Grants Pass Daily Courier
- Type: Daily newspaper
- Format: Broadsheet
- Owner: Courier Publishing Company
- Founder: John A. Stine
- Publisher: Travis Moore
- President: Sylvia Voorhies
- Editor: Scott Stoddard
- Founded: 1885
- Language: English
- Headquarters: Grants Pass, Oregon, U.S.
- Circulation: 11,383 Daily 12,488 Sunday
- OCLC number: 37297316
- Website: thedailycourier.com

= Grants Pass Daily Courier =

Daily newspaper published in Grants Pass, Oregon

The Grants Pass Daily Courier is an independent, family-owned daily newspaper published in Grants Pass, Oregon, United States. The Daily Courier covers Grants Pass and the surrounding area and is delivered throughout Josephine County, as well as parts of Jackson and Douglas counties. It was established in 1885 and is owned by Courier Publishing Company. The Daily Courier is an evening paper published Tuesday through Friday and Sunday and had a circulation around 9,200 as of 2023.

The Daily Courier is the oldest continuously published newspaper in Southern Oregon. It took the title in 2019 when the Ashland Daily Tidings closed.

==History==
In 1885, John H. Stine established a weekly newspaper called the Grant's Pass Courier. A few years earlier Stine had founded the Heppner Gazette. In 1886, the paper's name was changed to the Rogue River Courier. Around that time Stine sold a half-interest to W. J. Wimer. Ownership continued to change rapidly in the paper's early years. Other publishers were A. A. Allworth (1887), Frank T. Sheppard (1888), George Hoskins Currey (1889) and J. Nunan (1890).

It was at the end of Nunan's tenure that C. S. Price and Amos Earle Voorhies took charge as partners on July 1, 1897. Much of the success of the paper in its first few decades has been attributed to Voorhies, its longtime publisher. He bought out Price after two years and operated the paper for six decades. Under him, the Courier was one of the first small-town papers in Oregon to install a type-casting machine, an engraving plant and a teletypesetter.

The paper briefly published a daily bulletin in 1898 during the Spanish American War, and established regular daily publication schedule in 1910. When the Courier became a daily, Grants Pass was the smallest city in the world to have leased wire service from the United Press. In 1919, the paper's name was changed again to the Grants Pass Daily Courier so to avoid confusion after the town of Woodville was renamed to Rogue River.

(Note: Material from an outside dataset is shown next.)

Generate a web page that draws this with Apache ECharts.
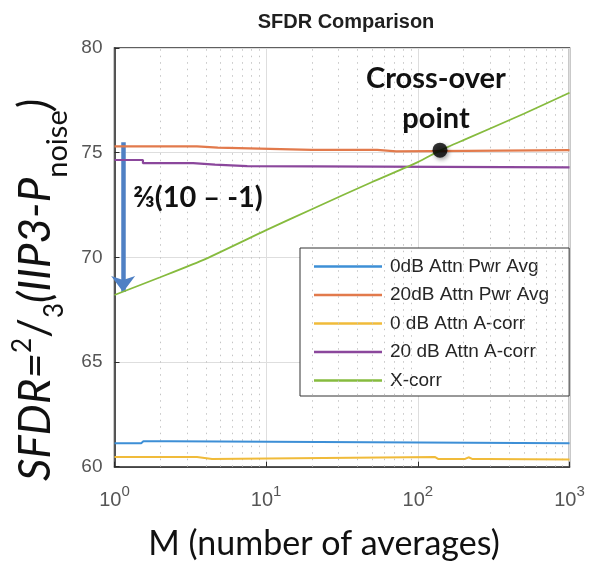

In 1960, Voorhies died at age 91. The Oregon Newspaper Publishers Association named an award after him given annually to the journalist who contributed the most to the profession in the state. From there, his son Earle E. Voorhies and grandson John Voorhies became co-publishers until 1971 when Earle died. John Voorhies remodeled and enlarged the plant. Over the years he refused offers to sell out to larger chains and took pride in the paper being family owned. In 2016, John Voorhies died and the paper continued to remain in his family.

When the Medford Mail-Tribune suddenly closed on January 13, 2023, the Daily Courier said it hoped to expand its coverage area to fill the gap. Around that time Josephine County commissioners voted to pull legal notices from the Courier and switch to the smaller Illinois Valley News. A month later the paper announced it had agreed to have 60 years of its archive being digitized and made available for free online via the Oregon Digital Newspaper Program at the University of Oregon.

== Awards ==
The Daily Courier received the 2018 Baker Public Service Award from the Oregon Newspaper Publishers Association for its coverage of the Taylor Creek and Klondike wildfires. Reporters for the Daily Courier won the Bruce Baer Award for Oregon journalism in 1988 and 1992, as well as a special recognition in 1987.